19 months / by Christina Rosalie

Dear Bean, You sit at my feet making a picture all by yourself with the skinny markers I keep in a jar in my studio. Carefully you uncap each one, recapping it after you have added its color in bright stripes to your page. It is raining out and for a few short moments, we’re both working quietly—contented in the semi dark of the room, rain splattering the glass. This month has been all about times like this with you—times of longer concentration, conversation, and activity.

I love watching you close doors or pick up shoes after I’ve asked you to—a grin always spreading across your face like sweet jam. You spend time drawing now, or looking at books.

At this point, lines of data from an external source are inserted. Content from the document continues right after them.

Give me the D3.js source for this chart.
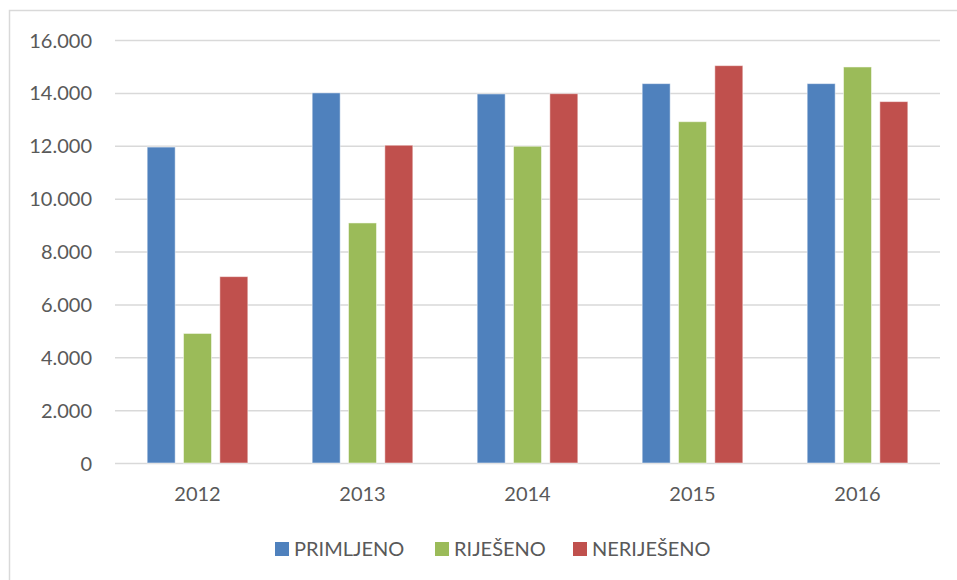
<!DOCTYPE html>
<html>
<head>
<meta charset="utf-8">
<script src="https://cdn.jsdelivr.net/npm/d3@7"></script>
<style>
  body { margin: 0; background: #fff; }
  svg text { font-family: Lato, "Open Sans", sans-serif; fill: #595959; }
</style>
</head>
<body>
<div id="chart"></div>
<script>
// Data
var years = ["2012", "2013", "2014", "2015", "2016"];
var seriesNames = ["PRIMLJENO", "RIJEŠENO", "NERIJEŠENO"];
var primljeno = [11950, 14000, 13960, 14350, 14350];
var rijeseno = [4900, 9080, 11980, 12910, 14980];
var nerijeseno = [7050, 12020, 13970, 15030, 13670];
var yTicks = [0, 2000, 4000, 6000, 8000, 10000, 12000, 14000, 16000];

var colors = ["#4F81BD", "#9BBB59", "#C0504D"];
var allSeries = [primljeno, rijeseno, nerijeseno];

var W = 957, H = 580;
var margin = { left: 115, right: 17, top: 40, bottom: 117 };
var width = W - margin.left - margin.right,
    height = H - margin.top - margin.bottom;

var svg = d3.select("#chart")
    .append("svg")
    .attr("width", W)
    .attr("height", H);

// chart border (only top and left visible in the crop)
svg.append("rect")
    .attr("x", 9.5)
    .attr("y", 10.5)
    .attr("width", 1000)
    .attr("height", 700)
    .attr("fill", "none")
    .attr("stroke", "#d9d9d9")
    .attr("stroke-width", 1.5);

var g = svg.append("g")
    .attr("transform", "translate(" + margin.left + "," + margin.top + ")");

// Scales
var x0 = d3.scaleBand()
    .domain(years)
    .range([0, width])
    .paddingInner(0.39)
    .paddingOuter(0.195);

var x1 = d3.scaleBand()
    .domain(d3.range(seriesNames.length))
    .range([0, x0.bandwidth()])
    .paddingInner(0.229)
    .paddingOuter(0);

var y = d3.scaleLinear()
    .domain([0, 16000])
    .range([height, 0]);

// Gridlines + y labels
var yAxis = g.append("g")
    .call(d3.axisLeft(y)
        .tickValues(yTicks)
        .tickSize(-width)
        .tickPadding(23)
        .tickFormat(function(d){ return d3.format(",")(d).replace(/,/g, "."); }));

yAxis.select(".domain").remove();
yAxis.selectAll(".tick line")
    .attr("x1", 0)
    .attr("stroke", "#d9d9d9")
    .attr("stroke-width", 1.5);
yAxis.selectAll(".tick text")
    .attr("font-size", "20px")
    .attr("dy", "0.35em")
    .style("font-family", "Lato, sans-serif")
    .attr("fill", "#595959");

// Bars
var rows = years.map(function(yr, i){
    return { year: yr, values: allSeries.map(function(s){ return s[i]; }) };
});

var groups = g.selectAll(".year")
    .data(rows)
    .enter().append("g")
    .attr("class", "year")
    .attr("transform", function(d){ return "translate(" + x0(d.year) + ",0)"; });

groups.selectAll("rect")
    .data(function(d){ return d.values.map(function(v, k){ return { k: k, v: v }; }); })
    .enter().append("rect")
    .attr("x", function(d){ return x1(d.k); })
    .attr("width", x1.bandwidth())
    .attr("y", function(d){ return y(d.v); })
    .attr("height", function(d){ return height - y(d.v); })
    .attr("fill", function(d){ return colors[d.k]; })
    .attr("stroke", "#ffffff")
    .attr("stroke-opacity", 0.5)
    .attr("stroke-width", 1);

// X labels
var xAxis = g.append("g")
    .attr("transform", "translate(0," + height + ")")
    .call(d3.axisBottom(x0).tickSize(0).tickPadding(24));
xAxis.select(".domain").remove();
xAxis.selectAll(".tick text")
    .attr("font-size", "20px")
    .style("font-family", "Lato, sans-serif")
    .attr("fill", "#595959");

// Legend
var legendX = [275, 435, 573];
var legend = svg.append("g");
seriesNames.forEach(function(name, i){
    var row = legend.append("g")
        .attr("transform", "translate(" + legendX[i] + ",542)");
    row.append("rect")
        .attr("width", 14)
        .attr("height", 14)
        .attr("fill", colors[i]);
    row.append("text")
        .attr("x", 19)
        .attr("y", 14)
        .attr("font-size", "20px")
        .text(name);
});
</script>
</body>
</html>
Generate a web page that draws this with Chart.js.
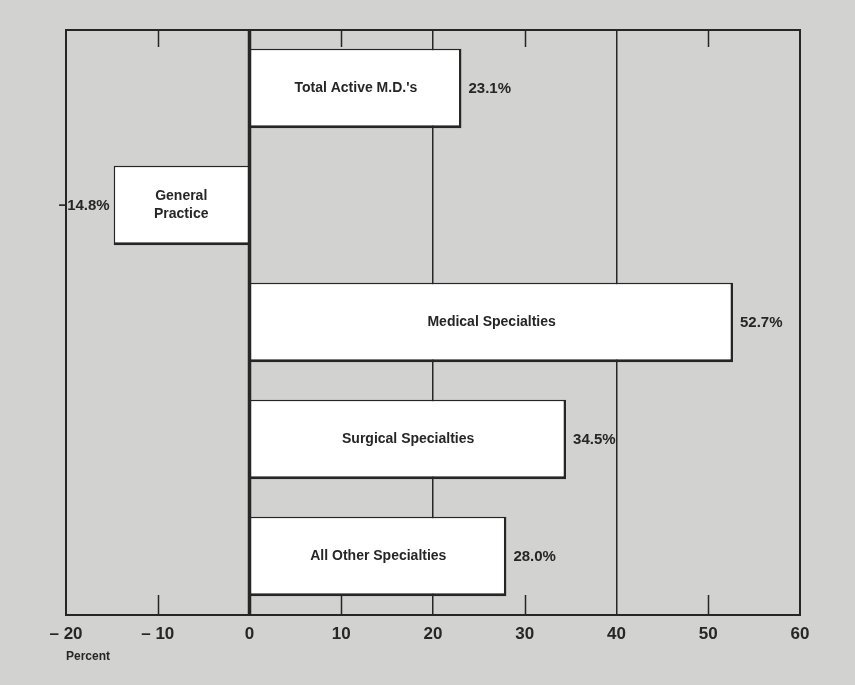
<!DOCTYPE html>
<html>
<head>
<meta charset="utf-8">
<script src="https://cdn.jsdelivr.net/npm/chart.js@4"></script>
<style>
    html, body {
        margin: 0;
        padding: 0;
        background: #d2d2d0;
    }
    #wrap {
        width: 855px;
        height: 685px;
    }
</style>
</head>
<body>
<div id="wrap"><canvas id="changeChart"></canvas></div>
<script>
// categories, top to bottom
const categories = [
    "Total Active M.D.'s",
    ["General", "Practice"],
    "Medical Specialties",
    "Surgical Specialties",
    "All Other Specialties"
];

// percent change
const changeValues = [23.1, -14.8, 52.7, 34.5, 28.0];

const valueLabels = ["23.1%", "\u221214.8%", "52.7%", "34.5%", "28.0%"];

const tickValues = [-20, -10, 0, 10, 20, 30, 40, 50, 60];
const tickLabels = ["\u2013 20", "\u2013 10", "0", "10", "20", "30", "40", "50", "60"];

// full height rules, the rest only get short marks top and bottom
const fullLines = [0, 20, 40];

const ink = "#262626";

// frame, short ticks, labels in and beside bars
const paperPlugin = {
    id: "paperPlugin",
    afterDatasetsDraw(chart) {
        const ctx = chart.ctx;
        const area = chart.chartArea;
        const xScale = chart.scales.x;

        ctx.save();

        // short tick marks
        ctx.strokeStyle = ink;
        ctx.lineWidth = 1.5;
        tickValues.forEach(v => {
            if (fullLines.includes(v) || v === -20 || v === 60) {
                return;
            }
            const px = Math.round(xScale.getPixelForValue(v)) + 0.5;
            ctx.beginPath();
            ctx.moveTo(px, area.top);
            ctx.lineTo(px, area.top + 17);
            ctx.moveTo(px, area.bottom);
            ctx.lineTo(px, area.bottom - 20);
            ctx.stroke();
        });

        // frame
        ctx.lineWidth = 2;
        ctx.strokeRect(area.left, area.top, area.right - area.left, area.bottom - area.top);

        // zero line on top
        const zx = xScale.getPixelForValue(0);
        ctx.lineWidth = 3.5;
        ctx.beginPath();
        ctx.moveTo(zx, area.top);
        ctx.lineTo(zx, area.bottom);
        ctx.stroke();

        // labels
        const meta = chart.getDatasetMeta(0);
        ctx.fillStyle = ink;
        ctx.textBaseline = "middle";

        meta.data.forEach((bar, i) => {
            const name = categories[i];
            const mid = (bar.x + bar.base) / 2;

            ctx.font = "bold 14px 'Liberation Sans', Arial, sans-serif";
            ctx.textAlign = "center";
            if (Array.isArray(name)) {
                ctx.fillText(name[0], mid, bar.y - 9);
                ctx.fillText(name[1], mid, bar.y + 9);
            } else {
                ctx.fillText(name, mid, bar.y);
            }

            ctx.font = "bold 15px 'Liberation Sans', Arial, sans-serif";
            if (changeValues[i] >= 0) {
                ctx.textAlign = "left";
                ctx.fillText(valueLabels[i], bar.x + 7, bar.y);
            } else {
                ctx.textAlign = "right";
                ctx.fillText(valueLabels[i], bar.x - 4, bar.y);
            }
        });

        // axis caption
        ctx.font = "bold 12px 'Liberation Sans', Arial, sans-serif";
        ctx.textAlign = "left";
        ctx.fillText("Percent", area.left, area.bottom + 42);

        ctx.restore();
    }
};

const chart = new Chart(document.getElementById("changeChart"), {
    type: "bar",
    data: {
        labels: categories,
        datasets: [{
            data: changeValues,
            backgroundColor: "#ffffff",
            borderColor: ink,
            borderWidth: { top: 1.5, left: 1.5, right: 2.5, bottom: 3 },
            barPercentage: 0.68,
            categoryPercentage: 1
        }]
    },
    options: {
        indexAxis: "y",
        responsive: true,
        maintainAspectRatio: false,
        animation: false,
        layout: {
            padding: { left: 66, right: 55, top: 30, bottom: 0 }
        },
        plugins: {
            legend: { display: false },
            tooltip: { enabled: false }
        },
        scales: {
            x: {
                type: "linear",
                min: -20,
                max: 60,
                afterBuildTicks(scale) {
                    scale.ticks = tickValues.map(v => ({ value: v }));
                },
                afterFit(scale) {
                    scale.height = 70;
                },
                ticks: {
                    padding: 9,
                    color: ink,
                    font: {
                        family: "'Liberation Sans', Arial, sans-serif",
                        size: 17,
                        weight: "bold"
                    },
                    callback: (value) => tickLabels[tickValues.indexOf(value)]
                },
                grid: {
                    drawTicks: false,
                    color: (c) => (c.tick && [20, 40].includes(c.tick.value)) ? ink : "rgba(0,0,0,0)",
                    lineWidth: 1.5
                },
                border: { display: false }
            },
            y: {
                display: false
            }
        }
    },
    plugins: [paperPlugin]
});
</script>
</body>
</html>
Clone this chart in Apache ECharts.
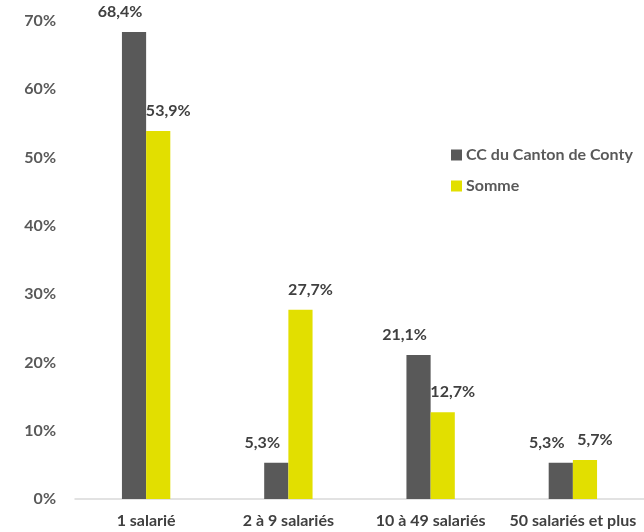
<!DOCTYPE html>
<html><head><meta charset="utf-8">
<script src="https://cdn.jsdelivr.net/npm/echarts@6/dist/echarts.min.js"></script>
<style>html,body{margin:0;padding:0;background:#fff}#c{width:644px;height:532px}</style>
</head><body><div id="c"></div>
<script>
const categories = ['1 salarié', '2 à 9 salariés', '10 à 49 salariés', '50 salariés et plus'];
const seriesNames = ['CC du Canton de Conty', 'Somme'];
const contyValues = [68.4, 5.3, 21.1, 5.3];
const sommeValues = [53.9, 27.7, 12.7, 5.7];
const yTicks = [0, 10, 20, 30, 40, 50, 60, 70];

const font = 'Lato, "Open Sans", sans-serif';
const fs = 16;
const fmt = v => v.toFixed(1).replace('.', ',') + '%';
const chart = echarts.init(document.getElementById('c'));
chart.setOption({
  animation: false,
  textStyle: { fontFamily: font },
  grid: { left: 75, right: 0, top: 21, bottom: 33 },
  legend: {
    orient: 'vertical', left: 446, top: 142, itemGap: 15,
    icon: 'rect', itemWidth: 11, itemHeight: 11, itemStyle: { borderWidth: 0 },
    textStyle: { fontFamily: font, fontSize: fs, fontWeight: 'bold', color: '#595959', padding: [0, 0, 0, -1] },
    data: seriesNames
  },
  xAxis: {
    type: 'category', data: categories,
    axisLine: { lineStyle: { color: '#d9d9d9', width: 1.5 } },
    axisTick: { show: false },
    axisLabel: { fontFamily: font, fontSize: fs, fontWeight: 'bold', color: '#404040', margin: 14, interval: 0 }
  },
  yAxis: {
    type: 'value', min: yTicks[0], max: yTicks[yTicks.length - 1], interval: 10,
    splitLine: { show: false },
    axisLine: { show: false }, axisTick: { show: false },
    axisLabel: { fontFamily: font, fontSize: fs, fontWeight: 'bold', color: '#595959', margin: 19, formatter: v => v + '%' }
  },
  series: [
    {
      name: seriesNames[0], type: 'bar', data: contyValues, barGap: '0%', barCategoryGap: '66%',
      itemStyle: { color: '#595959' },
      label: { show: true, position: 'top', offset: [-14, -7], formatter: p => fmt(p.value),
        fontFamily: font, fontSize: fs, fontWeight: 'bold', color: '#404040' }
    },
    {
      name: seriesNames[1], type: 'bar', data: sommeValues,
      itemStyle: { color: '#e2df00' },
      label: { show: true, position: 'top', offset: [10, -7], formatter: p => fmt(p.value),
        fontFamily: font, fontSize: fs, fontWeight: 'bold', color: '#404040' }
    }
  ]
});
</script></body></html>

You bring piles to anyone who will comply: climbing into their lap, saying “buh! buh!” And you’ve started to build with me—block towers ten or twelve blocks high. Of course, you’re favorite part is still knocking them down—but I’m excited that we’re on the cusp of this new kind of play. Construction.

This month you’ve become obsessed with walking in my shoes—literally. I guess it shouldn’t surprise me that you can walk in them with such ease—you’ve already shown us a thousand times your natural sense of balance and coordination. I’ve stopped worrying you’ll fall and break your neck every single time you slip into a pair of my shoes—and instead have taken to wishing I could freeze you like this forever: goofy, and adorable, and still so small.

Other things you are obsessed with: stuffing toilet paper down behind me while I’m sitting on the loo. Eating peanut butter and jelly tortilla roll-ups. Climbing up onto the picture window sill. Riding on my shoulders. Visiting the neighbor’s sheep. And playing guitar with Daddy.

Driving home after work today I was thinking about how much I look forward to seeing you at the end of the day. How delighted I am to come in and find you and scoop you up. I love your gutsy little laugh as I tickle your tummy. The way you wrap your arms around my neck. And even the way you blatantly ignore me now, when you’re in the middle of a project.

Like always since you came into our lives, each month seems to go too fast. Yet, like always, the lesson you teach me again and again is to slow down, be present, and enjoy the pure intensity of every moment.